Does this take more time? Yep.
Does it touch on your pain point? Yep.
Have you also made it about your potential customer? Yep.
That first example is just a regurgitation. It's the tell and sell tactic. All you're doing is going through the same schpeel hoping you can tell your people what to do in order to sell them, when what you need to do is more listening.
Take the time. Don't be a Crocodile.
Beware of the opposite where you basically ask for a sale and then just ask them "so what's wrong with you?" or "what's wrong with your health?"
AAAAAAWWWWKKKKWWWAAARRRRDDDD. We need to ask questions but it needs to be part of a conversation.
Most likely someone will say, "tell me more about this" or "I need that, too," something like that. Here's the best way to tease out pain points in that conversation.
1. Connect over what initially brought them to talk to you
2. Let them know what you do. Tell them VERY BRIEFLY...I MEAN IT...BRIEFLY, your unique selling proposition. Something like, "So look, I'm a Young Living member and I'm happy to help you find some oils that will work for you. I work really hard to make sure you have all the information you want to have and that you understand how to use them from the second they hit your doorstep. I'm not a hit-it-and-quit-it girl. I'm here to help. Teaching new people about oils is one of my favorite parts of my job"

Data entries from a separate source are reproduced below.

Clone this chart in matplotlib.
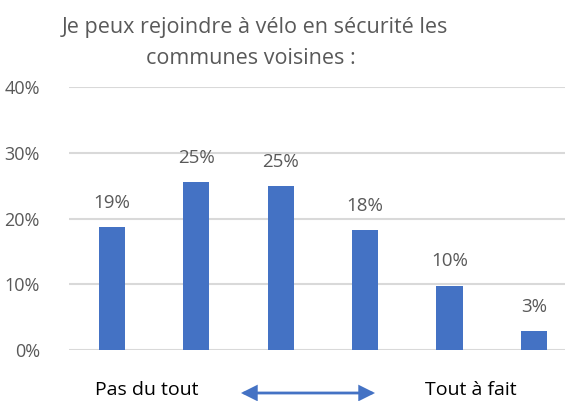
import matplotlib
matplotlib.use("Agg")
import matplotlib.pyplot as plt

plt.rcParams['font.family'] = ['Open Sans', 'DejaVu Sans']

categories = ["1", "2", "3", "4", "5", "6"]
values = [18.7, 25.5, 25.0, 18.3, 9.8, 2.9]
labels = ["19%", "25%", "25%", "18%", "10%", "3%"]
yticks = [0, 10, 20, 30, 40]
ytick_labels = ["0%", "10%", "20%", "30%", "40%"]
title_lines = ["Je peux rejoindre à vélo en sécurité les", "communes voisines :"]
left_label = "Pas du tout"
right_label = "Tout à fait"

W, H = 565, 401
fig = plt.figure(figsize=(W / 100, H / 100), dpi=100)
ax = fig.add_axes([69 / W, (H - 350) / H, (565 - 69) / W, (350 - 87) / H])

grey = "#595959"
blue = "#4472C4"
x = list(range(len(categories)))
ax.bar(x, values, width=0.31, color=blue, zorder=3)
for xi, v, lab in zip(x, values, labels):
    ax.text(xi, v + 2.3, lab, ha="center", va="bottom", fontsize=13.5, color=grey)

ax.set_xlim(-0.51, 5.37)
ax.set_ylim(0, 40)
ax.set_yticks(yticks)
ax.set_yticklabels(ytick_labels, fontsize=13, color=grey)
ax.set_xticks([])
ax.tick_params(axis="y", length=0, pad=21)
for s in ax.spines.values():
    s.set_visible(False)
ax.yaxis.grid(True, color="#D9D9D9", linewidth=1.5, zorder=0)
ax.set_axisbelow(True)

fig.text(255 / W, 1 - 28 / H, title_lines[0], ha="center", va="center", fontsize=15.5,
         color=grey)
fig.text(251 / W, 1 - 58 / H, title_lines[1], ha="center", va="center", fontsize=15.5,
         color=grey)
fig.text(147 / W, 1 - 390 / H, left_label, ha="center", va="center", fontsize=14, color="black")
fig.text(471 / W, 1 - 390 / H, right_label, ha="center", va="center", fontsize=14, color="black")
ax.annotate("", xy=(375 / W, 1 - 393 / H), xytext=(241 / W, 1 - 393 / H),
            xycoords="figure fraction", textcoords="figure fraction",
            arrowprops=dict(arrowstyle="<|-|>", color=blue, lw=2, mutation_scale=22,
                            shrinkA=0, shrinkB=0, joinstyle="miter"))

fig.savefig("out.png", dpi=100)
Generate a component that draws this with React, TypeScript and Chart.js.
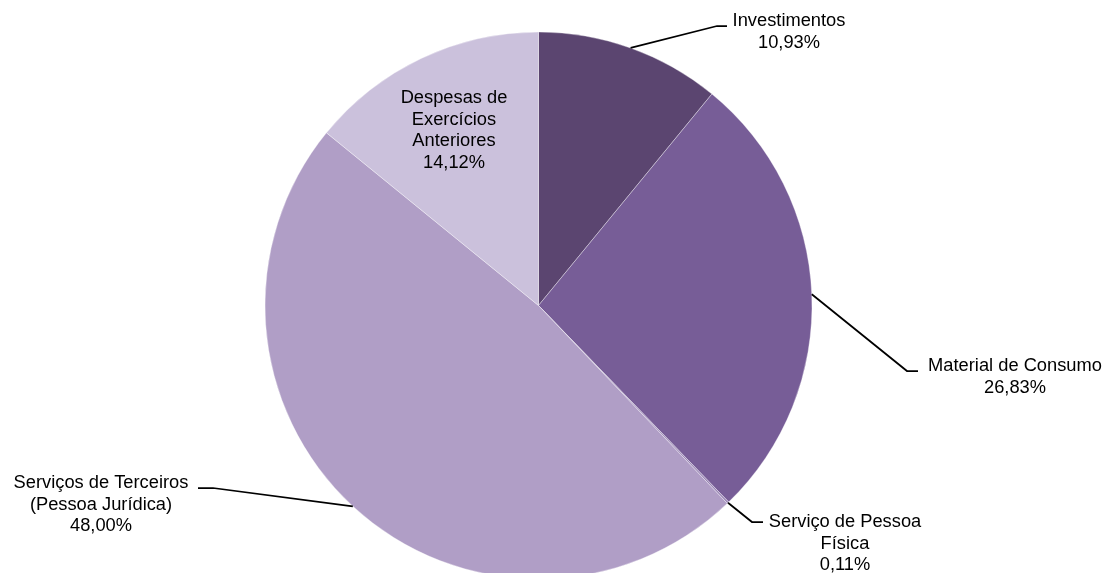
import React, { useEffect, useRef } from "react";
import { Chart, registerables } from "chart.js";

Chart.register(...registerables);

const categories = [
  "Investimentos",
  "Material de Consumo",
  "Serviço de Pessoa Física",
  "Serviços de Terceiros (Pessoa Jurídica)",
  "Despesas de Exercícios Anteriores",
];
const values = [10.93, 26.83, 0.11, 48.0, 14.12];
const labelLines = [
  ["Investimentos"],
  ["Material de Consumo"],
  ["Serviço de Pessoa", "Física"],
  ["Serviços de Terceiros", "(Pessoa Jurídica)"],
  ["Despesas de", "Exercícios", "Anteriores"],
];
const colors = ["#5B4570", "#775D97", "#9A86B6", "#B09EC6", "#CBC1DC"];

// label placement (layout only)
const labelLayout = [
  { elbow: [717, 26], end: [727, 26], tx: 789, ty: 21 },
  { elbow: [907, 371], end: [918, 371], tx: 1015, ty: 366 },
  { elbow: [752, 522], end: [763, 522], tx: 845, ty: 522 },
  { elbow: [213, 488], end: [198, 488], tx: 101, ty: 483 },
  { elbow: null, end: null, tx: 454, ty: 98 },
];

const fmt = (v: number) => v.toFixed(2).replace(".", ",") + "%";

const labelPlugin = {
  id: "pieLabels",
  afterDatasetsDraw(chart: any) {
    const ctx = chart.ctx;
    const meta = chart.getDatasetMeta(0);
    ctx.save();
    meta.data.forEach((arc: any, i: number) => {
      const L = labelLayout[i];
      if (L.elbow) {
        const mid = (arc.startAngle + arc.endAngle) / 2;
        const sx = arc.x + Math.cos(mid) * arc.outerRadius;
        const sy = arc.y + Math.sin(mid) * arc.outerRadius;
        ctx.beginPath();
        ctx.strokeStyle = "#000";
        ctx.lineWidth = 1.75;
        ctx.moveTo(sx, sy);
        ctx.lineTo(L.elbow[0], L.elbow[1]);
        ctx.lineTo(L.end![0], L.end![1]);
        ctx.stroke();
      }
      const lines = [...labelLines[i], fmt(values[i])];
      ctx.fillStyle = "#000";
      ctx.font = "18.3px 'Liberation Sans', Arial, sans-serif";
      ctx.textAlign = "center";
      ctx.textBaseline = "middle";
      lines.forEach((t, k) => {
        ctx.fillText(t, L.tx, L.ty + k * 21.5);
      });
    });
    ctx.restore();
  },
};

export default function App() {
  const ref = useRef<HTMLCanvasElement>(null);
  useEffect(() => {
    if (!ref.current) return;
    const chart = new Chart(ref.current, {
      type: "pie",
      data: {
        labels: categories,
        datasets: [
          {
            data: values,
            backgroundColor: colors,
            borderColor: "rgba(255,255,255,0.35)",
            borderWidth: 1,
          },
        ],
      },
      options: {
        responsive: false,
        maintainAspectRatio: false,
        animation: false,
        devicePixelRatio: 1,
        layout: { padding: { top: 31.5, bottom: 60.5, left: 264.5, right: 293.5 } },
        plugins: {
          legend: { display: false },
          tooltip: { enabled: false },
        },
      },
      plugins: [labelPlugin],
    });
    return () => chart.destroy();
  }, []);
  return (
    <div
      style={{
        position: "fixed",
        left: 0,
        top: 0,
        width: 1106,
        height: 573,
        overflow: "hidden",
        background: "#fff",
      }}
    >
      <canvas ref={ref} width={1106} height={640} style={{ display: "block" }} />
    </div>
  );
}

3. Ask open-ended questions that you're genuinely curious about as it pertains to what they're dealing with and the product you sell. Let them tell their story to you. Connect with them. GET THEM.
4. If you can, let them know they're not the first customer you've had that has had this issue. Normalize their pain point.
5. Transition into the sale using something like "what I've found..." "What I've found is that moms are prone to sitting in their house and hiding the stress and the mess that comes along with just being a mom. I know that's true for me. That's where the oils can come in and at least make smiling a little easier when what you really want to do is strangle a child. Knowwhatimean?"
6. Connect the product directly to their issue. Let them talk, joke with them or empathize with them if if their pain point is ACTUAL PAIN. "I really think you should give Panaway and Copaiba a try together, I have customers that have had the best results with it and I truly believe it could be good for you as well."
Remember to resist the urge to talk over them...even on social media. Just let them talk to you. Be brief in your words and to the point. Remember they're humans. They want their pain to be understood. If people don't know why they're inquiring, it's up to you to figure it out through good questions because there IS a reason.
"Everybody has pain points. If you find out what your prospects' problems are, you’ve answered the question, 'Why Buy Anything?' Importantly, once you tease out some problems, you can begin to pivot the conversation to your solution and how it may solve their problem."